Material extrusion additive manufacturing (MEAM) of short-fibre-reinforced polymer composites (SFRPCs) has received increased research interest in recent years due to their potential to improve mechanical properties compared to pure polymers. Discrepancies and contradictions regarding the mechanical properties were found in the literature, due to a lack of a microscale fibre morphology and meso-scale geometric characterisation. In addition, true load-bearing areas were rarely measured due to complex specimen configuration and printing defects (inter-filament voids and non-uniform filament orientation). Single-filament-wide specimens not only overcome unnecessary complexity and common defects but also enable reliable properties along the direction of printed filaments and normal to interlayer direction (F and Z directions respectively). These are representative of the upper bound and lower bound of properties of 3D printed SFRPCs.

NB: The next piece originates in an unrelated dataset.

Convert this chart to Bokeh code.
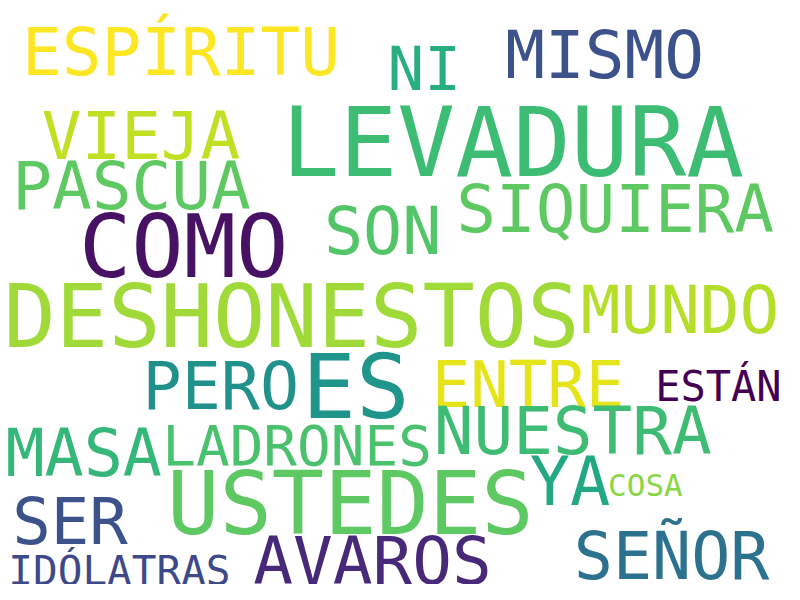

To fully understand the mechanics of 3D printed SFRPCs, fibre orientation and fibre reinforcing effects were studied experimentally and theoretically. Short-fibre orientation in 3D printed SFRPCs was parametrically studied in 2D and 3D experimentally. This unveiled the effects of printing parameters, non-uniform spatial distribution, and fibre length on fibre orientation. Four polymers and their short-carbon-fibre composites were 3D printed into single-filament-wide tensile-testing specimens. Tensile properties were analysed in terms of fibre reinforcement effects, mechanical anisotropy, and printing parameters. Despite widely varying properties of polymers, fibre reinforcements caused greater strength and stiffness anisotropy but lower strain-at-break anisotropy compared to pure polymers. In addition, critical effects of extrusion width on tensile strength, ductility, and stiffness were found for all materials. A brittle-to-ductile fracture transition was achieved by varying extrusion width in all materials. Compared to extrusion width, nozzle temperature and layer height showed limited and inconsistent effects on mechanical properties since they did not affect filament geometry significantly. Finally, theoretical prediction of strength and modulus was implemented via seventeen classical fibre models to test model validity and identify important factors to consider.

Effective reinforcing effects of carbon fibre were validated experimentally and theoretically (strength by up to 60% and stiffness by up to 124%). Meanwhile, short fibres did not cause great change in mechanical anisotropy, even less anisotropic for strain-at-break. By controlling extrusion width, mechanical anisotropy could be further reduced across all tested SFRPCs. This was achieved based on understanding of underlying factors for short fibre orientation and parameter inter-correlations. This reveals possibly the simplest way to control or reduce mechanical anisotropy – by increasing the extrusion width.

This thesis provides new understanding of the processing-structure-property relationship for extrusion additive manufacturing of SFRPCs, which may enlighten future research and industrial practice in process control, property control, theoretical prediction, and computational simulation of 3D printed fibre composites.